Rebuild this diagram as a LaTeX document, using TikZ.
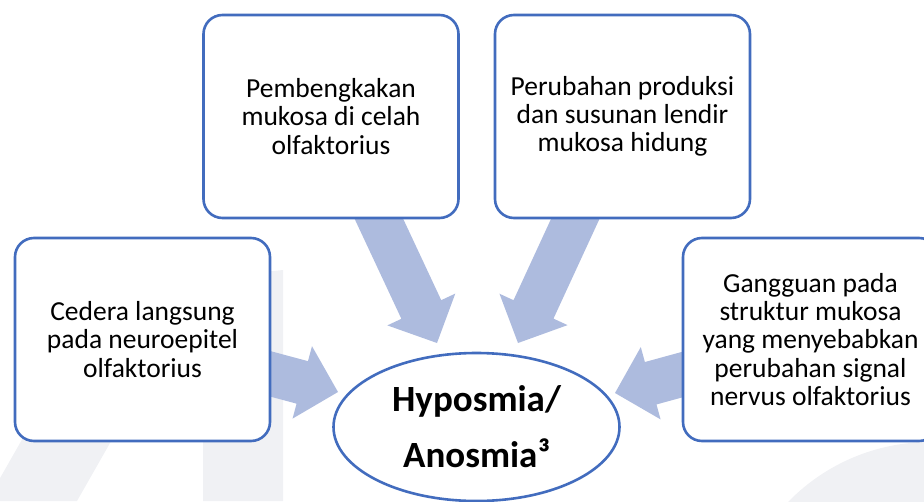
\documentclass[tikz,border=0pt]{standalone}
\usepackage{fontspec}
\setmainfont{Carlito}
\usetikzlibrary{calc,backgrounds,shapes.geometric}
\definecolor{boxblue}{RGB}{66,108,190}
\definecolor{pilblue}{RGB}{173,187,222}
\definecolor{wmgray}{RGB}{240,241,244}
\tikzset{
    %Define style for the cause boxes
    cause/.style={
           rectangle,
           rounded corners=19pt,
           draw=boxblue, line width=2.6pt,
           fill=white,
           minimum width=255pt,
           minimum height=203pt,
           align=center,
           font=\fontsize{27.5}{28.3}\selectfont},
    %Define style for the result
    effect/.style={
           ellipse,
           draw=boxblue, line width=2.6pt,
           fill=white,
           inner sep=0pt,
           minimum width=286pt,
           minimum height=148pt,
           align=center,
           font=\bfseries\fontsize{37}{56}\selectfont},
    % Define block arrow and watermark style
    pil/.style={fill=pilblue, draw=none},
    wm/.style={fill=wmgray, draw=none}
}
% block arrow from #1 (behind the box) to the tip #2
\newcommand{\pilarrow}[2]{%
  \coordinate (#2-b) at ($(#2)!37pt!(#1)$);
  \fill[pil] ($(#1)!22pt!90:(#2)$) -- ($(#2-b)!22pt!-90:(#1)$)
    -- ($(#2-b)!37.5pt!-90:(#1)$) -- (#2)
    -- ($(#2-b)!37.5pt!90:(#1)$) -- ($(#2-b)!22pt!90:(#1)$)
    -- ($(#1)!22pt!-90:(#2)$) -- cycle;}

\begin{document}
\begin{tikzpicture}[x=1pt,y=-1pt]
\useasboundingbox (0,0) rectangle (924,501);
 %nodes
\node[cause] (cl) at (142.5,339.5) {Cedera langsung\\pada neuroepitel\\olfaktorius};
\node[cause] (pb) at (331,116.5) {Pembengkakan\\mukosa di celah\\olfaktorius};
\node[cause] (pr) at (622.5,116.5) {Perubahan produksi\\dan susunan lendir\\mukosa hidung};
\node[cause] (gg) at (810.5,339.5) {Gangguan pada\\struktur mukosa\\yang menyebabkan\\perubahan signal\\nervus olfaktorius};
\node[effect] (ha) at (476.5,427) {Hyposmia/\\Anosmia³};
 %arrow tips
\coordinate (t1) at (338,392);
\coordinate (t2) at (437,343);
\coordinate (t3) at (518,343);
\coordinate (t4) at (615,393);
\begin{scope}[on background layer]
\clip (0,0) rectangle (924,501);
 %watermark
\fill[wm] (-13,501) -- (77,501) -- (200,285) -- (110,285) -- cycle;
\fill[wm] (203,278) -- (283,270) -- (283,501) -- (203,501) -- cycle;
\fill[wm] (930,640) circle (198);
 %arrows
\pilarrow{cl}{t1}
\pilarrow{pb}{t2}
\pilarrow{pr}{t3}
\pilarrow{gg}{t4}
\end{scope}
\end{tikzpicture}
\end{document}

• • • •

Task instructions: Write out the whole listing exactly, and drop the pictures.

Task result:
Rebuild this diagram as a LaTeX document, using TikZ.
\documentclass[tikz,border=0pt]{standalone}
\usepackage{fontspec}
\setmainfont{Carlito}
\usetikzlibrary{calc,backgrounds,shapes.geometric}
\definecolor{boxblue}{RGB}{66,108,190}
\definecolor{pilblue}{RGB}{173,187,222}
\definecolor{wmgray}{RGB}{240,241,244}
\tikzset{
    %Define style for the cause boxes
    cause/.style={
           rectangle,
           rounded corners=19pt,
           draw=boxblue, line width=2.6pt,
           fill=white,
           minimum width=255pt,
           minimum height=203pt,
           align=center,
           font=\fontsize{27.5}{28.3}\selectfont},
    %Define style for the result
    effect/.style={
           ellipse,
           draw=boxblue, line width=2.6pt,
           fill=white,
           inner sep=0pt,
           minimum width=286pt,
           minimum height=148pt,
           align=center,
           font=\bfseries\fontsize{37}{56}\selectfont},
    % Define block arrow and watermark style
    pil/.style={fill=pilblue, draw=none},
    wm/.style={fill=wmgray, draw=none}
}
% block arrow from #1 (behind the box) to the tip #2
\newcommand{\pilarrow}[2]{%
  \coordinate (#2-b) at ($(#2)!37pt!(#1)$);
  \fill[pil] ($(#1)!22pt!90:(#2)$) -- ($(#2-b)!22pt!-90:(#1)$)
    -- ($(#2-b)!37.5pt!-90:(#1)$) -- (#2)
    -- ($(#2-b)!37.5pt!90:(#1)$) -- ($(#2-b)!22pt!90:(#1)$)
    -- ($(#1)!22pt!-90:(#2)$) -- cycle;}

\begin{document}
\begin{tikzpicture}[x=1pt,y=-1pt]
\useasboundingbox (0,0) rectangle (924,501);
 %nodes
\node[cause] (cl) at (142.5,339.5) {Cedera langsung\\pada neuroepitel\\olfaktorius};
\node[cause] (pb) at (331,116.5) {Pembengkakan\\mukosa di celah\\olfaktorius};
\node[cause] (pr) at (622.5,116.5) {Perubahan produksi\\dan susunan lendir\\mukosa hidung};
\node[cause] (gg) at (810.5,339.5) {Gangguan pada\\struktur mukosa\\yang menyebabkan\\perubahan signal\\nervus olfaktorius};
\node[effect] (ha) at (476.5,427) {Hyposmia/\\Anosmia³};
 %arrow tips
\coordinate (t1) at (338,392);
\coordinate (t2) at (437,343);
\coordinate (t3) at (518,343);
\coordinate (t4) at (615,393);
\begin{scope}[on background layer]
\clip (0,0) rectangle (924,501);
 %watermark
\fill[wm] (-13,501) -- (77,501) -- (200,285) -- (110,285) -- cycle;
\fill[wm] (203,278) -- (283,270) -- (283,501) -- (203,501) -- cycle;
\fill[wm] (930,640) circle (198);
 %arrows
\pilarrow{cl}{t1}
\pilarrow{pb}{t2}
\pilarrow{pr}{t3}
\pilarrow{gg}{t4}
\end{scope}
\end{tikzpicture}
\end{document}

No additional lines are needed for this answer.